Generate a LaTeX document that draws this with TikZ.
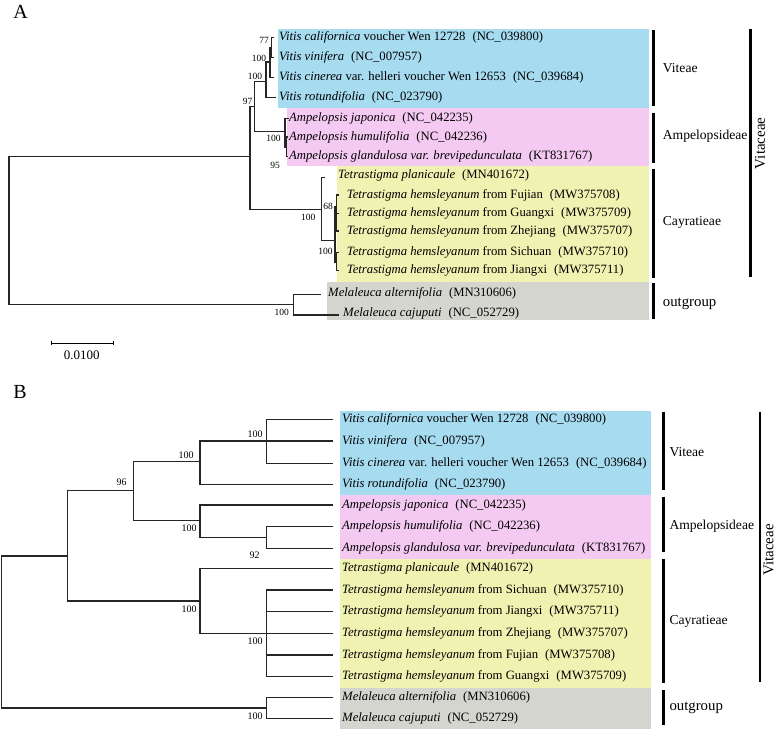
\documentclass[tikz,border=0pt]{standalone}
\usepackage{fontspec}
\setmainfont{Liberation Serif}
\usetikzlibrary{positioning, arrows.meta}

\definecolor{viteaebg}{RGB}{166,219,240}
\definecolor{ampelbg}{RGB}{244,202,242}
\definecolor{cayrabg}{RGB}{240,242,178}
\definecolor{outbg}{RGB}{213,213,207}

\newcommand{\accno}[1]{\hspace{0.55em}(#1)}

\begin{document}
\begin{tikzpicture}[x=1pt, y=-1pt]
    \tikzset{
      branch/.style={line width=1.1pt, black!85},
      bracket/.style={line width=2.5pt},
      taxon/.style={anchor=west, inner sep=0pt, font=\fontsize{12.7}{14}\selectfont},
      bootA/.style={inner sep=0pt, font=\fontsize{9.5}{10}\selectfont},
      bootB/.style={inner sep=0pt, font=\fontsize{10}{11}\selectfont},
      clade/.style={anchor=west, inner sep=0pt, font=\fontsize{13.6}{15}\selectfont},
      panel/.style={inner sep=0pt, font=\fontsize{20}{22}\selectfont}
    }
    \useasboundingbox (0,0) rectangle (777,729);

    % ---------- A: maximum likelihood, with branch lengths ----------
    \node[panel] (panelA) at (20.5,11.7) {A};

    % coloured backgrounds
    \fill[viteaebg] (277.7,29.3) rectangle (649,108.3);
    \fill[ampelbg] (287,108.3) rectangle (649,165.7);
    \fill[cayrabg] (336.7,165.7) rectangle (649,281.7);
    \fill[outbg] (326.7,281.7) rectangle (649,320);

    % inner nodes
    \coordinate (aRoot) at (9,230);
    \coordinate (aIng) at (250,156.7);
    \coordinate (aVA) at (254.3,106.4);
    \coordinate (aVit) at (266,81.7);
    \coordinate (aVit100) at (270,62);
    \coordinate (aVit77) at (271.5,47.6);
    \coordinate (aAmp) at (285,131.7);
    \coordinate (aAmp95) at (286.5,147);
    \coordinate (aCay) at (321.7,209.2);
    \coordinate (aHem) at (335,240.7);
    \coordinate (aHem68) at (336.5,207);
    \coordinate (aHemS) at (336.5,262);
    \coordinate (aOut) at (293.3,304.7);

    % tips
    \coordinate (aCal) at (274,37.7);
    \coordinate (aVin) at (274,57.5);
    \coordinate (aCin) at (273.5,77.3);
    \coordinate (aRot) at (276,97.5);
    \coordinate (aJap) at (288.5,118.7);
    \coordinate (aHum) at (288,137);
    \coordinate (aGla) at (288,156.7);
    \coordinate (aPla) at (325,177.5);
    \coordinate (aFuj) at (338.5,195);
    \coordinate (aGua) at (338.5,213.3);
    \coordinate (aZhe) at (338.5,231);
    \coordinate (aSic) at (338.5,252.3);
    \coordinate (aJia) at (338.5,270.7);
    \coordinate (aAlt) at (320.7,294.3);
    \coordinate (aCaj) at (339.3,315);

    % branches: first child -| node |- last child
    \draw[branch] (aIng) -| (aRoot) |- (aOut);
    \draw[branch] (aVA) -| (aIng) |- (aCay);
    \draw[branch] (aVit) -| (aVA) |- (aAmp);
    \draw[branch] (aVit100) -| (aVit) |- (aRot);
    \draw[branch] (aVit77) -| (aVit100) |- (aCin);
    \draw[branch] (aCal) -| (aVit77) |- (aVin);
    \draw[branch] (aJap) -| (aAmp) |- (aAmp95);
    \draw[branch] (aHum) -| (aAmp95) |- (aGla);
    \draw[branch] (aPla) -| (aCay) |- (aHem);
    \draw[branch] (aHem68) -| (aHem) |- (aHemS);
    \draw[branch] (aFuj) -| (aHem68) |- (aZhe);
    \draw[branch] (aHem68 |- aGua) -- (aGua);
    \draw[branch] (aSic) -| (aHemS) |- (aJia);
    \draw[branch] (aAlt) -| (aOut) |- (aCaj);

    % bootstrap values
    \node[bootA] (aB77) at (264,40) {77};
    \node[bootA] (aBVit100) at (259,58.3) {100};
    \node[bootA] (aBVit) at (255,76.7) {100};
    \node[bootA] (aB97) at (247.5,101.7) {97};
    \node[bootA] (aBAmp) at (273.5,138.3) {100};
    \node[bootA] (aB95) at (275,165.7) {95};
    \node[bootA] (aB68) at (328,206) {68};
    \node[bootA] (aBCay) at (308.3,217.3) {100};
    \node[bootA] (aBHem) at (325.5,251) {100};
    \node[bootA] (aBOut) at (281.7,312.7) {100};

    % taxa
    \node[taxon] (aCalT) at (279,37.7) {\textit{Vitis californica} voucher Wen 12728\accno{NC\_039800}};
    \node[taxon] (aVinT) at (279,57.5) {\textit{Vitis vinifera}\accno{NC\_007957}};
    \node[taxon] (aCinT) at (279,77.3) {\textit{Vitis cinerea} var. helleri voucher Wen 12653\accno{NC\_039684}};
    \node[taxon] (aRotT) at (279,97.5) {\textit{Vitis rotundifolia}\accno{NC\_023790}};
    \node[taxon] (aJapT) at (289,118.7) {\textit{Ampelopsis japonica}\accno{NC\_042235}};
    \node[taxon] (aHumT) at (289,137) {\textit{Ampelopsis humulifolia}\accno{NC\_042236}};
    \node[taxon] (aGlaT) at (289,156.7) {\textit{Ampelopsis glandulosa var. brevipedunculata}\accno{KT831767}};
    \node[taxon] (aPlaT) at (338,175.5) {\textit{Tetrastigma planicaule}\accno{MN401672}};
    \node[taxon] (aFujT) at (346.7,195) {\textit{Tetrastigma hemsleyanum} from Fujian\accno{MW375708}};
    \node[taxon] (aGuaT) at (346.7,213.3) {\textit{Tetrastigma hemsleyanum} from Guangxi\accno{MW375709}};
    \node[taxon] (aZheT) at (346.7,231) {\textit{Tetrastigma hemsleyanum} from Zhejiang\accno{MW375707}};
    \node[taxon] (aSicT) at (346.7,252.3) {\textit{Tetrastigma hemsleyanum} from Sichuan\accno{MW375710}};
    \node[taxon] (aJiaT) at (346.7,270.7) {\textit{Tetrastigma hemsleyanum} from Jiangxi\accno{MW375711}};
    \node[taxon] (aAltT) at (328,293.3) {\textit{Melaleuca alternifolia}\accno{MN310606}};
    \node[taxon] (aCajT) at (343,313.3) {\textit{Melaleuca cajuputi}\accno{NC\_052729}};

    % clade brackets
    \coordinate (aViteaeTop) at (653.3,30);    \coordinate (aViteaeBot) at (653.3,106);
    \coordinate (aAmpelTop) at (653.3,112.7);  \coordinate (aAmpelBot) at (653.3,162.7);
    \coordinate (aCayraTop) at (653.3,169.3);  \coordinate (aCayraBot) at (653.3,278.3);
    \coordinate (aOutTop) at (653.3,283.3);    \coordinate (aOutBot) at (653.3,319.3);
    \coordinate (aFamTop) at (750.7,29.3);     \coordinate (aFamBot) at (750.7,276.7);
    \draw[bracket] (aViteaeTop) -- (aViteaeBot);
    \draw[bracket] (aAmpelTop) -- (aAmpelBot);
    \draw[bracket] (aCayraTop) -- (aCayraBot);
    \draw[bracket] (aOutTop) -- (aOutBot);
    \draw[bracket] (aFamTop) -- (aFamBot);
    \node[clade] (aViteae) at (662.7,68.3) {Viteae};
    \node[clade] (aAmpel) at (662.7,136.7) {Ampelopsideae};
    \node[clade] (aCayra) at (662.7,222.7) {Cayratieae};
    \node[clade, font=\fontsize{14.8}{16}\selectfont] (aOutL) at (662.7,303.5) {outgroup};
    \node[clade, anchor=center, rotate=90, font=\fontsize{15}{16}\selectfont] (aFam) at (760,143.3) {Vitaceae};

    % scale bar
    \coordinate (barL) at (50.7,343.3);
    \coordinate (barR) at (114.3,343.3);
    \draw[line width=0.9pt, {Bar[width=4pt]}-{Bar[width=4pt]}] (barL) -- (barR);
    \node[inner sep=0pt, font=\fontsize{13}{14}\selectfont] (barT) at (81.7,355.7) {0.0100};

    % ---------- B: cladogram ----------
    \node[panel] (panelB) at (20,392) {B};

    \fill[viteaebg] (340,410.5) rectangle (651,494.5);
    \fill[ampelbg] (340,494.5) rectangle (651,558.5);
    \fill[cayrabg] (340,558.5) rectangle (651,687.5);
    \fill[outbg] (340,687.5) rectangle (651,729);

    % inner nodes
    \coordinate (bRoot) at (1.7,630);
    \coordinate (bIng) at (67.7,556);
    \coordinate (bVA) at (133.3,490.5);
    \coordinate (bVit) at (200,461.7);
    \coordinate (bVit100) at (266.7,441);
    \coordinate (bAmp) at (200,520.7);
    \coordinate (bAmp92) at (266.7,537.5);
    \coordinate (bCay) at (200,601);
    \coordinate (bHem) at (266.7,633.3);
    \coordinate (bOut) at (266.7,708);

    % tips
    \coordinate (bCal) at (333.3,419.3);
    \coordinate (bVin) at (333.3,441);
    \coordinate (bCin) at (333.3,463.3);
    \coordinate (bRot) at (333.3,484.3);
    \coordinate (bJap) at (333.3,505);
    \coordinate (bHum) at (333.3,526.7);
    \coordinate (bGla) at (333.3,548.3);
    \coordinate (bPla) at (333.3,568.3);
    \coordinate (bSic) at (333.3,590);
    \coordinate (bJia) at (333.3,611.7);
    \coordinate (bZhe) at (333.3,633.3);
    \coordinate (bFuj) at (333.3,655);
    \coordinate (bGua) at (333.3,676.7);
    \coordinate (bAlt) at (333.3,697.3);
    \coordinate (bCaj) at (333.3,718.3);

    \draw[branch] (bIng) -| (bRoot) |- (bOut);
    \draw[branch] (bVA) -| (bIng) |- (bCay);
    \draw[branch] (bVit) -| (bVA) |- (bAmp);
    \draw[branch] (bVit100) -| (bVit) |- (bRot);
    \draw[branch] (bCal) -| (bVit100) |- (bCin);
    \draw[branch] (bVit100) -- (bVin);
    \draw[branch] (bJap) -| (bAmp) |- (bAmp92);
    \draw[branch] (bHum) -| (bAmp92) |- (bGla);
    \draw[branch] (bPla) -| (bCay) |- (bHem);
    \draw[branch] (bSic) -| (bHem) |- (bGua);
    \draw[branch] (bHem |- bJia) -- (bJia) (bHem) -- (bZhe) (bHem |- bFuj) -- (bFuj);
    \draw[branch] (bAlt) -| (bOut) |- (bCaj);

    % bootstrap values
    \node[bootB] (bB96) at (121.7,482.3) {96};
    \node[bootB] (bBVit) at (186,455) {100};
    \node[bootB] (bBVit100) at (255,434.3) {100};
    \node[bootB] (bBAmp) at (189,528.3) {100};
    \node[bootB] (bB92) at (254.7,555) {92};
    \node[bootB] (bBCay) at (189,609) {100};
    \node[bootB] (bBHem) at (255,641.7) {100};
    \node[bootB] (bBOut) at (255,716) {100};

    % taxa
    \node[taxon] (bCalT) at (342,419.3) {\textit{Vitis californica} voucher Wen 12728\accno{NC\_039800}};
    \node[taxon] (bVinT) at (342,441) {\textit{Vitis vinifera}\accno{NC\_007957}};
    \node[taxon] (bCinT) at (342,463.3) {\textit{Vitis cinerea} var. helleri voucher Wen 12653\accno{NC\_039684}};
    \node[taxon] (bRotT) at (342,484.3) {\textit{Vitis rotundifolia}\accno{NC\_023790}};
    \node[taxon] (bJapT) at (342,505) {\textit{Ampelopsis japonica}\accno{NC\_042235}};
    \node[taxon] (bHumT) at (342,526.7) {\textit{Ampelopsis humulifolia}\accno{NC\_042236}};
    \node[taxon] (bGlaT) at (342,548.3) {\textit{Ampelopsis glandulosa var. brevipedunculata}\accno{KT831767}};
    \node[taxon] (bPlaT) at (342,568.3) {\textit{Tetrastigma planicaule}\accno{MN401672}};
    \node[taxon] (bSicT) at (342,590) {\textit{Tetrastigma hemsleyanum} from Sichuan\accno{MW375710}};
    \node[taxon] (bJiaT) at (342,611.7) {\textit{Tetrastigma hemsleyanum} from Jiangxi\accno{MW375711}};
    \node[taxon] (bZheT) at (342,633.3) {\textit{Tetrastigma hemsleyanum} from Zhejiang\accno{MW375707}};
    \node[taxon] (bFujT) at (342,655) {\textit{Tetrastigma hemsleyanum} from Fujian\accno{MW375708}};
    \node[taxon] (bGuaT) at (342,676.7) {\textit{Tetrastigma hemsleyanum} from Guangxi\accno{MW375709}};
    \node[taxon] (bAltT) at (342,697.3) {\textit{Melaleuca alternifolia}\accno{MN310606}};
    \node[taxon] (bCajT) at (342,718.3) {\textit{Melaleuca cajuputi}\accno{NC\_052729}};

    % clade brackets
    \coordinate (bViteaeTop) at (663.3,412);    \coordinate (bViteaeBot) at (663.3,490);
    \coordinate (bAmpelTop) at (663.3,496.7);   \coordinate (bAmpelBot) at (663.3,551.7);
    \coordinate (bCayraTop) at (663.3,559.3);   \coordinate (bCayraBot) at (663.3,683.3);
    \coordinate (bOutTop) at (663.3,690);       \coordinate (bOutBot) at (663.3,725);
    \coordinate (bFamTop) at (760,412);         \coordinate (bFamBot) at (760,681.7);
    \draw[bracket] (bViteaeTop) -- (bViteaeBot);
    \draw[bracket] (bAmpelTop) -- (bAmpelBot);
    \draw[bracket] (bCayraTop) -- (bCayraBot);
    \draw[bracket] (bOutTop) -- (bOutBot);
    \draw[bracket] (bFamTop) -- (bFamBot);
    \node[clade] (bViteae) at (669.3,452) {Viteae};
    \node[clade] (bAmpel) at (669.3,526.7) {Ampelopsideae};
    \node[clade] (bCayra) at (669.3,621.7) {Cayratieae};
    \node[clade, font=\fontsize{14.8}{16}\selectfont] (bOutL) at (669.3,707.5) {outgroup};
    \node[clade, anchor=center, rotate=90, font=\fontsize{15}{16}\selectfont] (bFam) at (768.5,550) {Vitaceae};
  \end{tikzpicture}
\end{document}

★ ★ ★ ★ ★

Find how many of the lines above have the word "with" in them. State only that number.

- Result of the task
2